Point Austin: They Toll for Thee
Behind the toll battle is a long and bumpy road to the same old place
That was the unacknowledged but discomfiting subtext of Monday's Capital Area Metropolitan Planning Organization meeting, although the headline items concerned the rejection of Austin City Council Member Brewster McCracken's proposal for an independent study of the plan, and the Austin Toll Party's "major" announcement that it has narrowed its recall target to Mayor Wynn, dropping (or attempting to drop) McCracken and colleague Danny Thomas from its petition campaign. The Toll Partiers, who had promised a "Valentine's Day Massacre," were pretty much reduced to random insults of the CAMPO board members and intermittent stomping in disapproval on the ceiling of the Thompson Center meeting room. It would appear that the board, with its earlier approval of minor changes to the plan (mostly along MoPac), has retreated as far as it intends to McCracken's proposal, though supported by most of the city's representatives (now including the mayor), was easily defeated (14-8) by the votes of those representing primarily the surrounding suburbs.

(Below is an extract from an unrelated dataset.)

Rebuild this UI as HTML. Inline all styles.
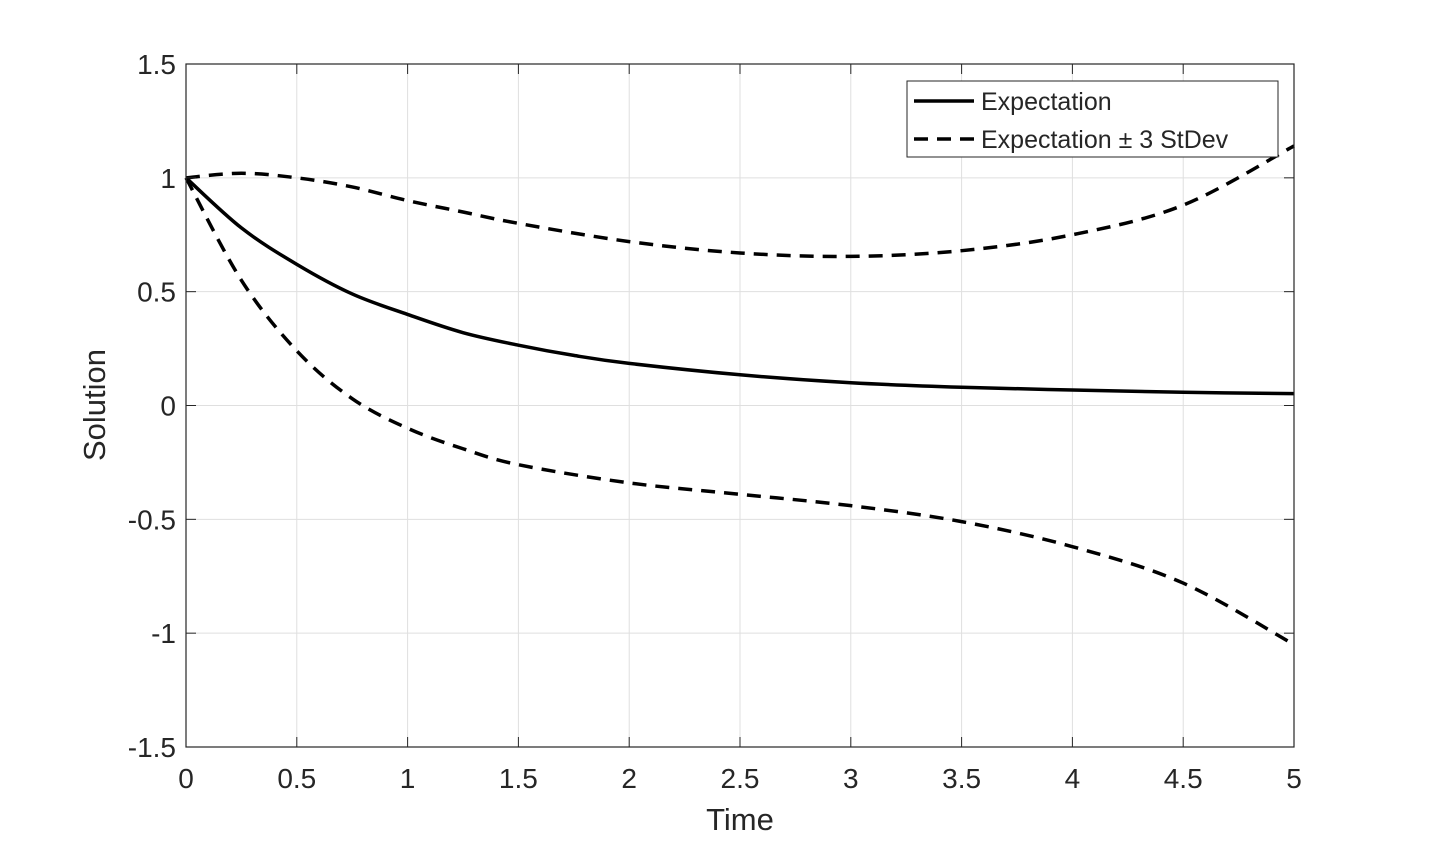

Wynn's switch was effectively negated by the mirror defection from the anti-toll forces of Travis Co. Commissioner Gerald Daugherty, who said the prospect of further delay and therefore possible funding problems (predicted by TxDOT engineer Bob Daigh) had persuaded him to vote against McCracken's study. So despite all the noisy weeks of fuss, the CAMPO forces are visibly arrayed in a mostly standard pattern a small group of Austin liberals (supplemented by anti-tax GOP renegades Terry Keel and Todd Baxter) holding out valiantly, and in vain, against the concrete tsunami.
The audience, although mostly in opposition, had a very different mix, including both those who would just as soon stop the bulldozers altogether (clearly a minority) and their much louder allies (the Toll Partiers), who see the highways as just dandy but balk at the "double taxation" of the tolls. Throw in the handful convinced by ACTV delusionists that the whole scheme is a sinister diversion concocted by the Dark Forces of the New World Order, and you've got an entire barracks of very strange bedfellows.
Follow the Numbers
But all this was light entertainment compared to the bureaucratic but somber justification of the entire CAMPO plan by Executive Director Michael Aulick. Aulick delivered a rapid-fire summary of the 2030 Mobility Plan, under consideration in a series of meetings culminating in a public hearing scheduled for March 14. The toll plan, he emphasized, is simply an alternative funding mechanism created "in response to changing funding conditions at the state" (that is, the Lege won't raise taxes), but the CAMPO highway plan itself is based on demographic projections that the Central Texas region will double in population to 2.75 million people by 2030. Aulick called that a "conservative" estimate, in the middle of a range that goes as high as 3.25 million.
Faced with that prospect, Aulick insisted, the assembled officials had little choice but to endorse as aggressive a highway program as possible. And even granting the approval of that "mobility" plan (which seems inevitable), he acknowledged that the rate of increasing traffic congestion (from suburbs to city and back again, which is all we're really talking about) would only be slowed, not actually reduced. Unless the demographers are completely wrong (unlikely the area population has in fact doubled every 20 years for a century), that means that the car-dependent constituency already demanding more and more roads is only going to grow apace, and will be loudly demanding to know why, back in 2005, they didn't build more and more roads.
The Möbius Highway
It's almost enough to make one hope that the critics grimly predicting the moment of "peak oil" and skyrocketing gas prices are more right than wrong, and economic realities will save us from ourselves. But that's a Hobson's choice at best, since the people who will pay the most for the consequences of our poor planning are inevitably those who can least afford it (i.e., most of us). At one point, in response to a shouted demand that the entire plan be rejected, Aulick asked rhetorically, "And then how do we respond to that population increase?" "Close the borders!" came the instantaneous answer, in a moment that exemplified the simultaneous self-absorption and ignorance of much of the opposition to the tolls, as an isolated issue. Gimme what's mine, and then shut the door and it must be those aliens (and he didn't mean Californians or snowbirds) that are ruining this eight-lane, sylvan paradise.
So I didn't envy those guys on the dais, even the worst of them, although it was easy to share the perplexity of Brewster McCracken as he asked the TxDOT experts to explain why the numbers keep changing. The experts explained patiently that the numbers keep changing because the numbers keep changing they keep getting bigger, and we have to keep doing what we've always been doing, and pouring more concrete for even more sprawling developments that require even more concrete, because we've always been doing it.
And if you don't like it, well there's always the highway.